- **Problem to solve**: The lines to extract run from the start of the records through the line with "fig, ax = plt.subplots(figsize=(3.32, 2.66), dpi=100)", both ends included; drop the pictures.

[Rows from a dataset of charts and code]
-----

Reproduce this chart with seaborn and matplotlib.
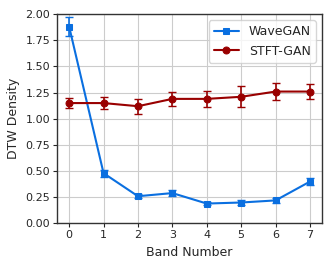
import matplotlib
matplotlib.use("Agg")
import matplotlib.pyplot as plt
import numpy as np
import pandas as pd
import seaborn as sns

# Values
bands = [0, 1, 2, 3, 4, 5, 6, 7]
wavegan_mean = [1.88, 0.48, 0.26, 0.29, 0.19, 0.20, 0.22, 0.40]
wavegan_err = [0.09, 0.035, 0.02, 0.025, 0.015, 0.02, 0.02, 0.03]
stft_mean = [1.15, 1.15, 1.12, 1.19, 1.19, 1.21, 1.26, 1.26]
stft_err = [0.05, 0.055, 0.07, 0.07, 0.08, 0.10, 0.08, 0.075]

blue = "#0a6fe0"
red = "#990000"

sns.set_style("whitegrid", {"axes.edgecolor": "#333333", "grid.color": "#cccccc",
                            "xtick.bottom": True, "ytick.left": True})
plt.rcParams['font.family'] = ['DejaVu Sans']

df = pd.DataFrame({"band": bands, "WaveGAN": wavegan_mean, "STFT-GAN": stft_mean})

fig, ax = plt.subplots(figsize=(3.32, 2.66), dpi=100)

sns.lineplot(data=df, x="band", y="WaveGAN", marker="s", markersize=5, color=blue,
             markeredgecolor=blue, linewidth=1.5, label="WaveGAN", ax=ax)
sns.lineplot(data=df, x="band", y="STFT-GAN", marker="o", markersize=5, color=red,
             markeredgecolor=red, linewidth=1.5, label="STFT-GAN", ax=ax)
ax.errorbar(bands, wavegan_mean, yerr=wavegan_err, fmt="none", ecolor=blue, capsize=3, elinewidth=1.2)
ax.errorbar(bands, stft_mean, yerr=stft_err, fmt="none", ecolor=red, capsize=3, elinewidth=1.2)

ax.set_ylim(0, 2.0)
ax.set_yticks(np.arange(0, 2.01, 0.25))
ax.set_xticks(bands)
ax.set_xlim(-0.35, 7.35)
ax.set_xlabel("Band Number", fontsize=9)
ax.set_ylabel("DTW Density", fontsize=9)
ax.tick_params(labelsize=8, length=3, width=0.8, pad=2)
for s in ax.spines.values():
    s.set_linewidth(1.0)
ax.legend(loc="upper right", fontsize=9, frameon=True, handlelength=2)

fig.subplots_adjust(left=0.172, right=0.97, top=0.947, bottom=0.16)
plt.savefig("out.png", dpi=100)
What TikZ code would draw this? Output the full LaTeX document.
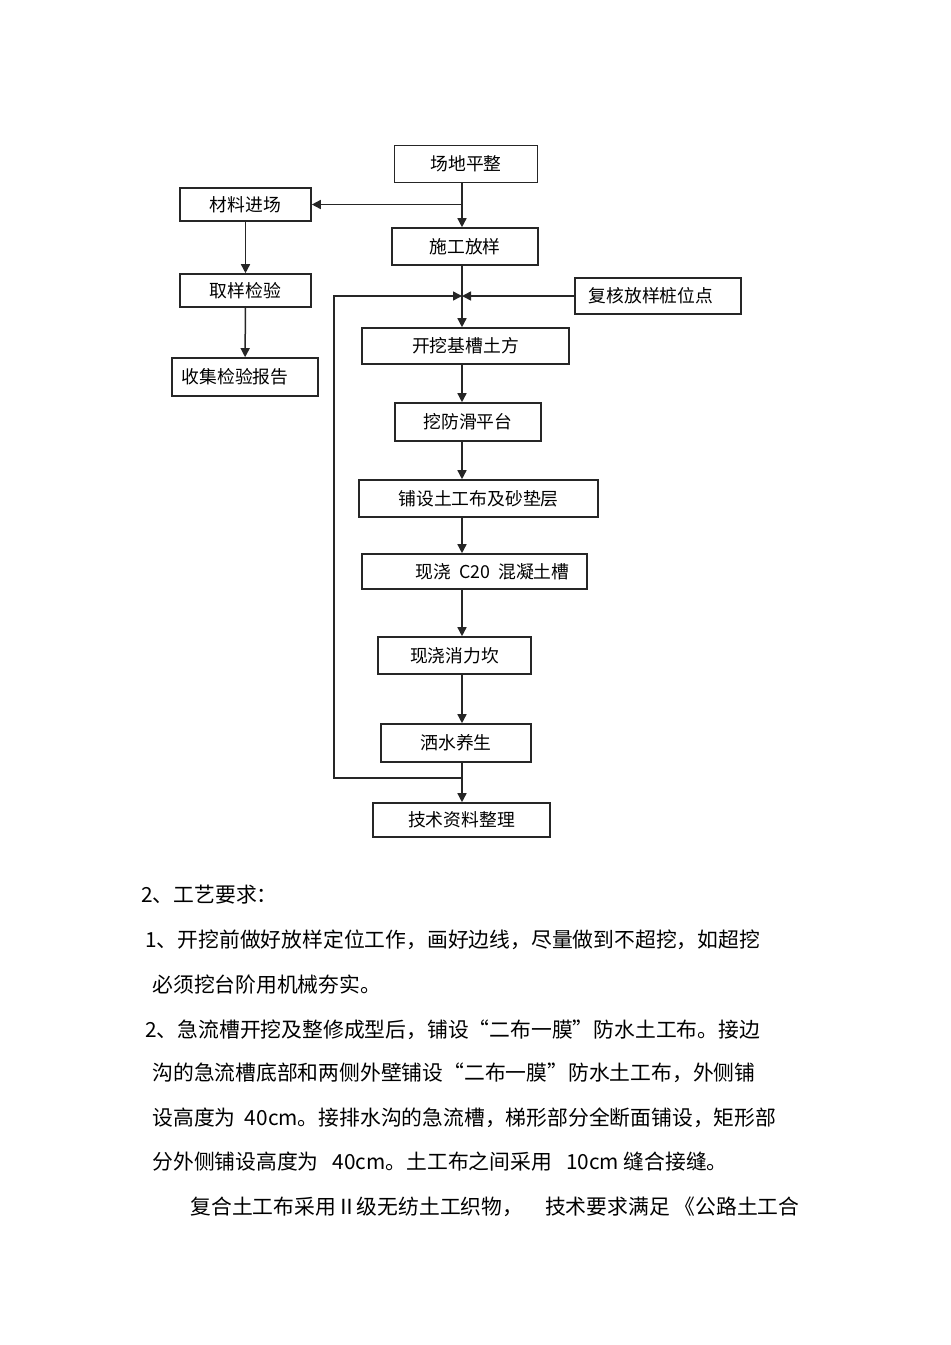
\documentclass[tikz,border=0pt]{standalone}
\usepackage{fontspec}
\setmainfont{Noto Sans CJK SC}
\usetikzlibrary{arrows.meta}

\begin{document}
\begin{tikzpicture}[x=0.5pt, y=-0.5pt, every node/.style={inner sep=0pt},
    box/.style={draw=black!85, line width=0.8pt, font=\fontsize{8.9}{10}\selectfont},
    flow/.style={draw=black!85, line width=0.75pt, -{Triangle[length=4.5pt,width=4.5pt]}},
    para/.style={anchor=west, font=\fontsize{10.4}{12}\selectfont}]
    \useasboundingbox (0,0) rectangle (950,1345);
    \node[box, minimum width=71.5pt, minimum height=18.5pt] (cdpz) at (466,164) {场地平整};
    \node[box, minimum width=65.5pt, minimum height=16.5pt] (cljc) at (245.5,204.5) {材料进场};
    \node[box, minimum width=73pt, minimum height=18.5pt] (sgfy) at (465,246.5) {施工放样};
    \node[box, minimum width=65.5pt, minimum height=16.5pt] (qyjy) at (245.5,290.5) {取样检验};
    \node[box, minimum width=83pt, minimum height=18pt] (fhfy) at (658,296) {复核放样桩位点\kern7pt};
    \node[box, minimum width=73pt, minimum height=19pt] (sjbg) at (245,377) {收集检验报告\kern10pt};
    \node[box, minimum width=103.5pt, minimum height=18pt] (kwjc) at (465.5,346) {开挖基槽土方};
    \node[box, minimum width=73pt, minimum height=19pt] (wfh) at (468,422) {挖防滑平台};
    \node[box, minimum width=119.5pt, minimum height=18.5pt] (pstg) at (478.5,498.5) {铺设土工布及砂垫层};
    \node[box, minimum width=112.5pt, minimum height=17.5pt] (xjc) at (474.5,571.5) {\kern18pt 现浇\ \ C20\ \ 混凝土槽};
    \node[box, minimum width=76.5pt, minimum height=18.5pt] (xlk) at (454.5,655.5) {现浇消力坎};
    \node[box, minimum width=75pt, minimum height=19pt] (sssy) at (456,743) {洒水养生};
    \node[box, minimum width=88.5pt, minimum height=17pt] (jszl) at (461.5,820) {技术资料整理};
    \coordinate (spine) at (462,0);
    \coordinate (loop) at (334,778);
    \foreach \from/\to in {cdpz/sgfy, sgfy/kwjc, kwjc/wfh, wfh/pstg, pstg/xjc, xjc/xlk, xlk/sssy, sssy/jszl}
        \draw[flow] (spine |- \from.south) -- (spine |- \to.north);
    \foreach \from/\to in {cljc/qyjy, qyjy/sjbg}
        \draw[flow] (\from) -- (\to);
    \draw[flow] (spine |- cljc.east) -- (cljc.east);
    \draw[flow] (fhfy.west) -- (spine |- fhfy.west);
    \draw[flow] (spine |- loop) -- (loop) -- (loop |- fhfy.west) -- (spine |- fhfy.west);
    \node[para] (t0) at (141,895) {2、工艺要求：};
    \node[para] (t1) at (145,940) {1、开挖前做好放样定位工作，画好边线，尽量做到不超挖，如超挖};
    \node[para] (t2) at (152,985) {必须挖台阶用机械夯实。};
    \node[para] (t3) at (145,1030) {2、急流槽开挖及整修成型后，铺设“二布一膜”防水土工布。接边};
    \node[para] (t4) at (152,1073) {沟的急流槽底部和两侧外壁铺设“二布一膜”防水土工布，外侧铺};
    \node[para] (t5) at (152,1118) {设高度为\ \ 40cm。接排水沟的急流槽，梯形部分全断面铺设，矩形部};
    \node[para] (t6) at (152,1162) {分外侧铺设高度为\ \ \ 40cm。土工布之间采用\ \ \ 10cm 缝合接缝。};
    \node[para] (t7) at (190,1207) {复合土工布采用Ⅱ级无纺土工织物，\hspace{11pt}技术要求满足 《公路土工合};
\end{tikzpicture}
\end{document}
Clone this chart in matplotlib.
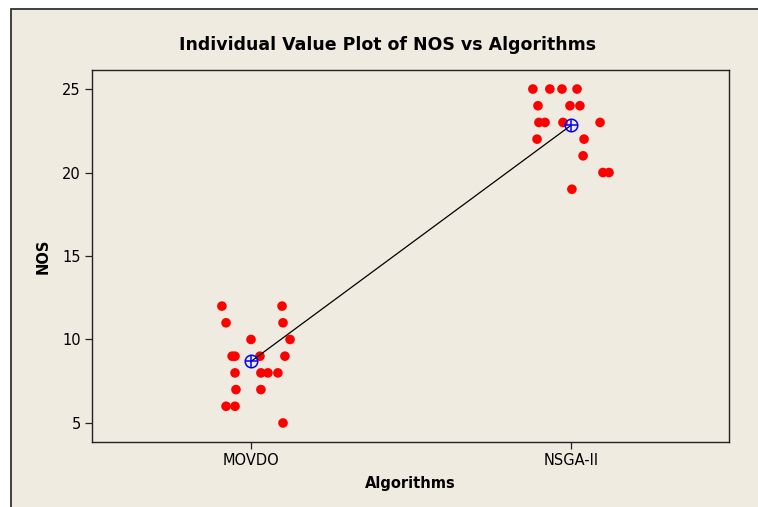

-----

- **Output for this task**:
Reproduce this chart with seaborn and matplotlib.
import matplotlib
matplotlib.use("Agg")
import matplotlib.pyplot as plt
import numpy as np
import pandas as pd
import seaborn as sns

# Values
bands = [0, 1, 2, 3, 4, 5, 6, 7]
wavegan_mean = [1.88, 0.48, 0.26, 0.29, 0.19, 0.20, 0.22, 0.40]
wavegan_err = [0.09, 0.035, 0.02, 0.025, 0.015, 0.02, 0.02, 0.03]
stft_mean = [1.15, 1.15, 1.12, 1.19, 1.19, 1.21, 1.26, 1.26]
stft_err = [0.05, 0.055, 0.07, 0.07, 0.08, 0.10, 0.08, 0.075]

blue = "#0a6fe0"
red = "#990000"

sns.set_style("whitegrid", {"axes.edgecolor": "#333333", "grid.color": "#cccccc",
                            "xtick.bottom": True, "ytick.left": True})
plt.rcParams['font.family'] = ['DejaVu Sans']

df = pd.DataFrame({"band": bands, "WaveGAN": wavegan_mean, "STFT-GAN": stft_mean})

fig, ax = plt.subplots(figsize=(3.32, 2.66), dpi=100)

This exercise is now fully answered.